Comer. Comer después de llevar toda la mañana trabajando. Desde las 7 en pie, a veces antes. Las dos menos cuarto. Menos diez. Menos cinco. Ya queda poco para las dos. En nada salimos a comer.
Comer. Esa experiencia tan agradable. Comer con hambre, casi devorando. Alimentarte, sí. Y disfrutar, también. La aguja larga del reloj llega, por fin, al doce; la corta se clava en las dos. Es la hora de comer.
Y qué chasco cuando lo que te espera es comer de táper.
El táper. En principio, un buen invento. Puedes conservar alimentos y transportarlos de forma más o menos segura. Aunque ¿a quién no se le ha quedado el pollo sin salsa por ese táper traicionero que dijo “tranquila, yo cierro” y en pleno viaje en metro cambió de opinión?

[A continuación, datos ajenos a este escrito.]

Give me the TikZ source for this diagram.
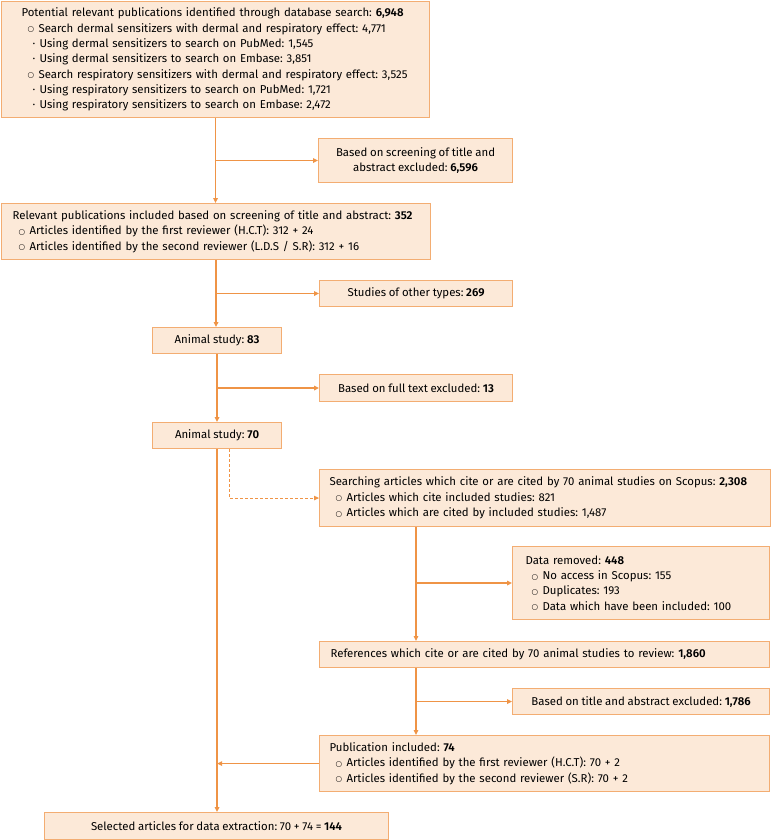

Hay mucha variedad de táperes en el mercado. Y tú, espléndida, inviertes en los mejores. Si es de plástico, del bueno. Si es de cristal, mejor, es reciclable, se friega bien y no transfiere sabor a los alimentos.
Táperes sobrios, funcionales. O de dibujitos, como los bento, tan japos, tan cuquis. Pero, al fin y al cabo, un táper. Ese recipiente de pobres que hace que algo imprescindible y satisfactorio, comer, se convierta en un mero trámite, quitarse el hambre, cuando comemos de táper.
Siempre que tiramos de táper es por obligación. Porque no hay más remedio, o porque es el mal menor. No hay restaurantes cerca. No hay mucho tiempo para comer. No te lo puedes permitir. No sabes cocinar y te lo preparó mamá con todo su amor. Pero nunca nadie pronunció: “Hoy me voy a dar un capricho, hoy como de táper”.
En cambio, qué necesario es comer de táper cuando la distancia o la jornada laboral no te permiten ir a casa a comer y el sueldo no da para un menú a diario. Y, a veces, aunque te puedas permitir un menú todos los días, el estómago te pide un descanso. Porque un pescado insípido y seco cocinado en casa el día anterior es capaz de recomponer ese cuerpo que te deja un menú barato de lunes a viernes.
Cuánto conflicto trae comer de táper. Primero con uno mismo: ¿Qué necesidad hay de pasarse el día en la oficina, llegar a casa de noche y ponerse a hacer la cena y el táper del día siguiente? ¿Para esto trabajo? Comer, eso que da tanto placer, se convierte en un engorro con la jornada partida. Un trabajo, prepararse el táper, que no apetece hacer, porque es trabajo después del trabajo para mañana trabajar mejor. Y eso a mí me produce mucha tristeza.
Segundo, comer de táper siempre trae conflictos en la empresa. Las compañías no están obligadas por ley a habilitar una zona para comer en el centro de trabajo. Si tienen sentido común —qué peligroso dejar las cuestiones del sentido común a la buena voluntad de cada uno—, pondrán un espacio con un frigorífico, un microondas y mobiliario para comer. Pero si no quieren, apáñate y come frío en tu mesa.
Quizá ni siquiera puedas comer en tu mesa. Muchas veces por petición de la empresa, “la imagen”, ya sabes. Los robots no comen. Otras, por tu propio pudor: tienes compañeros y comer conlleva olores. Y, no es nada personal, pero por muy bien que oliese esa paella tan rica cuando la hacías en casa, después de horas en un táper, la cosa cambia. Y luego, el ruido. Comer puede llegar a ser muy ruidoso cuando se hace en un espacio en silencio. Sí, he visto documentales de leones engullendo cebras vivas haciendo menos ruido que algunos compañeros de trabajo ingiriendo macarrones delante de su ordenador.
Y, por último, el dilema de compartir comedor en tiempos de coronavirus. Hay PYMES que pasaron a la categoría de gran empresa por la cantidad de vidas propias que se formaron a partir de los restos de lentejas del microondas del trabajo.
La parte buena de comer de táper en el trabajo es que socializas. A mí un día un flan olvidado en el frigorífico del trabajo me preguntó por mis vacaciones. Al principio me asusté, pero luego le cogí más cariño que a muchos compañeros.